Ograniczenie produkcji magnezu w Chinach doprowadziło do poważnych zakłóceń produkcji nowych samochodów w Europie. Niektórzy politycy mówią już o katastrofie w przemyśle samochodowym.
Chiny ograniczyły produkcję magnezu z powodu ogólnokrajowych problemów z wytwarzaniem energii. Kraj ten jest największym producentem magnezu na świecie, a Europa jest w 90% uzależniona od dostaw z tego regionu. Zakładu wytwórcze zlokalizowane są również w Rosji oraz Izraelu, ale ich wydajność jest zdecydowanie zbyt niska, w porównaniu do zapotrzebowania.

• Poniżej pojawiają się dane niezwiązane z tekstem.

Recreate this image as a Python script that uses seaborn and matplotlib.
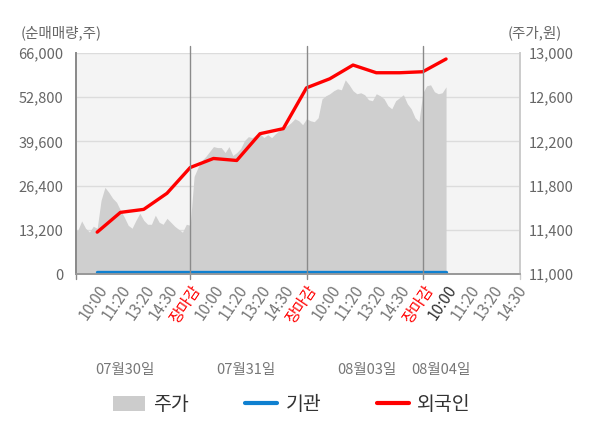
import matplotlib
matplotlib.use("Agg")
import numpy as np
import pandas as pd
import matplotlib.pyplot as plt
import seaborn as sns
from matplotlib.patches import Patch
from matplotlib.lines import Line2D

# dates and intraday tick labels
days = ["07월30일", "07월31일", "08월03일", "08월04일"]
times = ["10:00", "11:20", "13:20", "14:30", "장마감"]

# stock price (원), sampled evenly through each trading day
price_0730 = [11405, 11396, 11480, 11414, 11380, 11432, 11414, 11667, 11784, 11739,
              11685, 11649, 11577, 11514, 11441, 11414, 11486, 11550, 11486, 11450,
              11450, 11532, 11468, 11450, 11504, 11468, 11432, 11405, 11378, 11450, 11441]
price_0731 = [11883, 11964, 12027, 12063, 12108, 12153, 12144, 12144, 12099, 12153,
              12072, 12099, 12135, 12207, 12243, 12234, 12261, 12270, 12234, 12261,
              12234, 12270, 12297, 12324, 12342, 12369, 12405, 12387, 12351, 12405]
price_0803 = [12387, 12378, 12414, 12585, 12613, 12631, 12658, 12676, 12667, 12757,
              12712, 12658, 12631, 12640, 12622, 12577, 12568, 12631, 12613, 12586,
              12523, 12495, 12568, 12595, 12622, 12541, 12495, 12414, 12378, 12640]
price_0804 = [12703, 12712, 12649, 12631, 12640, 12694]

# cumulative net buying (주) at each tick time
foreign = [12500, 18400, 19300, 24100, 31800, 34500, 33900, 41900, 43400, 55600,
           58300, 62400, 60100, 60100, 60400, 64200]
institution = [500, 500, 500, 500, 500, 500, 500, 500, 500, 500,
               500, 500, 500, 500, 500, 500]

SAMPLES_PER_DAY = 30

# build price frame: x in "slot" units, 5 slots per day
rows = []
for d, series in enumerate([price_0730, price_0731, price_0803, price_0804]):
    start = 0 if d == 0 else 1
    for i, p in enumerate(series):
        rows.append((d * 5 + (i + start) * 5 / SAMPLES_PER_DAY, p))
price_df = pd.DataFrame(rows, columns=["x", "price"])

tick_pos, tick_lab = [], []
for d in range(len(days)):
    labs = times if d < len(days) - 1 else times[:4]
    for k, t in enumerate(labs):
        tick_pos.append(d * 5 + k + 1)
        tick_lab.append(t)

flow_df = pd.DataFrame({"x": tick_pos[:len(foreign)],
                        "foreign": foreign,
                        "institution": institution})

sns.set_theme(style="white")
plt.rcParams["font.family"] = ["Noto Sans CJK KR", "DejaVu Sans"]

fig = plt.figure(figsize=(6, 4.28), dpi=100)
ax2 = fig.add_axes([0.1267, 0.3598, 0.74, 0.5164])
ax = ax2.twinx()
# volume axis on the left, price on the right
ax.yaxis.tick_left()
ax2.yaxis.tick_right()
ax.set_zorder(ax2.get_zorder() + 1)
ax.patch.set_visible(False)
ax2.set_facecolor("#f4f4f4")

xmin, xmax = 0.09, 19.18
ax2.fill_between(price_df["x"], price_df["price"], 11000, color="#cfcfcf", lw=0)
ax2.set_ylim(11000, 13000)
ax2.set_yticks(np.arange(11000, 13001, 400))
ax2.set_yticklabels([f"{v:,}" for v in range(11000, 13001, 400)])
ax2.grid(axis="y", color="#dcdcdc", lw=1)
ax2.set_axisbelow(True)

sns.lineplot(data=flow_df, x="x", y="institution", ax=ax, color="#0f80d0", lw=2.4)
sns.lineplot(data=flow_df, x="x", y="foreign", ax=ax, color="#ff0000", lw=2.4)
ax.set_ylim(0, 66000)
ax.set_yticks(np.arange(0, 66001, 13200))
ax.set_yticklabels([f"{v:,}" for v in range(0, 66001, 13200)])
ax.set_xlabel("")
ax.set_ylabel("")

# day separators, a little taller than the plot, with small ticks below
for b in [5, 10, 15]:
    ax.axvline(b, ymin=-0.022, ymax=1.032, color="#8a8a8a", lw=1, clip_on=False)
ax.axvline(xmin, ymin=-0.022, ymax=0, color="#8a8a8a", lw=1, clip_on=False)
ax.axvline(xmax, ymin=-0.022, ymax=0, color="#cccccc", lw=1, clip_on=False)

for a in (ax, ax2):
    a.set_xlim(xmin, xmax)
    a.spines["top"].set_visible(False)
    a.spines["left"].set_color("#8a8a8a")
    a.spines["right"].set_color("#cccccc")
    a.spines["bottom"].set_color("#999999")
ax.tick_params(axis="y", length=0, labelsize=10.5, labelcolor="#666666", pad=9)
ax2.tick_params(axis="y", length=0, labelsize=10.5, labelcolor="#666666", pad=6)

ax2.set_xticks(tick_pos)
ax2.set_xticklabels(tick_lab, rotation=56, ha="right", rotation_mode="anchor")
ax2.tick_params(axis="x", length=0, labelsize=11, pad=6)
ax.tick_params(axis="x", length=0, labelbottom=False)
for lbl, t, p in zip(ax2.get_xticklabels(), tick_lab, tick_pos):
    if t == "장마감":
        lbl.set_color("#ff0000")
    elif p == 16:
        lbl.set_color("#333333")
    else:
        lbl.set_color("#777777")

# date labels under the tick labels
for name, xp in zip(days, [2.2, 7.4, 12.6, 15.8]):
    ax2.text(xp, -0.435, name, transform=ax2.get_xaxis_transform(),
             ha="center", va="center", fontsize=10.5, color="#777777")

fig.text(0.035, 0.923, "(순매매량,주)", fontsize=10.5, color="#666666", va="center")
fig.text(0.937, 0.923, "(주가,원)", fontsize=10.5, color="#666666", va="center", ha="right")

handles = [Patch(facecolor="#cccccc", edgecolor="none"),
           Line2D([], [], color="#0f80d0", lw=3),
           Line2D([], [], color="#ff0000", lw=3)]
fig.legend(handles, ["주가", "기관", "외국인"], loc="center", bbox_to_anchor=(0.487, 0.054),
           ncol=3, frameon=False, fontsize=14, handlelength=1.6, handleheight=0.8,
           handletextpad=0.45, columnspacing=2.9, labelcolor="#333333")

fig.savefig("out.png", dpi=100, facecolor="white")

Do końca listopada zasoby magnezu w Europie mogą się wyczerpać. Jeśli tak się stanie, ucierpi przemysł samochodowy, produkcja elektroniki, przemysł budowlany oraz opakowaniowy. Dla nas oznacza to przede wszystkim kolejne przestoje fabryk samochodowych, podwyżki cen nowych aut oraz wydłużone terminy dostaw.
Już dzisiaj, z powodu braku półprzewodników, wszystkie fabryki odnotowują przestoje lub wypuszczają samochody bez niektórych komponentów. Dacia oferuje swoje modele bez centralnego zamka. Renault dostarcza samochody bez modułu składanych lusterek. Skoda produkuje samochody, które odstawia na place, by czekały na brakujące części. Wydłużone są czasy realizacji zamówień w markach Peugeot, BMW, Mercedes czy Audi. Także Volkswagen ma kłopoty z realizacją zamówień.
Kłopoty z dostępnością magnezu pogłębią problemy europejskiego przemysłu samochodowego. Jeśli sytuacja będzie się przedłużać, konieczne będą zwolnienia i redukcje w całym sektorze, włącznie z sieciami sprzedaży. Już dzisiaj wiele salonów stoi pustych a innych wybór jest mocno ograniczony.
Kryzys na rynku nowych samochodów rozpoczął się od epidemii COVID-19. Zerwane łańcuchy dostaw spowodowały zakłócenia, których końca na razie nie widać. Problemem są bowiem nie tylko magnez i półprzewodniki ale także rosnące ceny stali. Analitycy rynku motoryzacyjnego spodziewają się, że ceny nowych samochodów mogą znowu pójść w górę o co najmniej kilkanaście procent.
W Polsce ceny nowych aut rosną także z powodu rosnącej inflacji i wzrostu cen walut. Kurs Euro, od którego uzależnione są ceny samochodów, wynosi 4,6 zł (na dzień 3.11.2021 r.), ale spodziewane są dalsze jego wzrosty.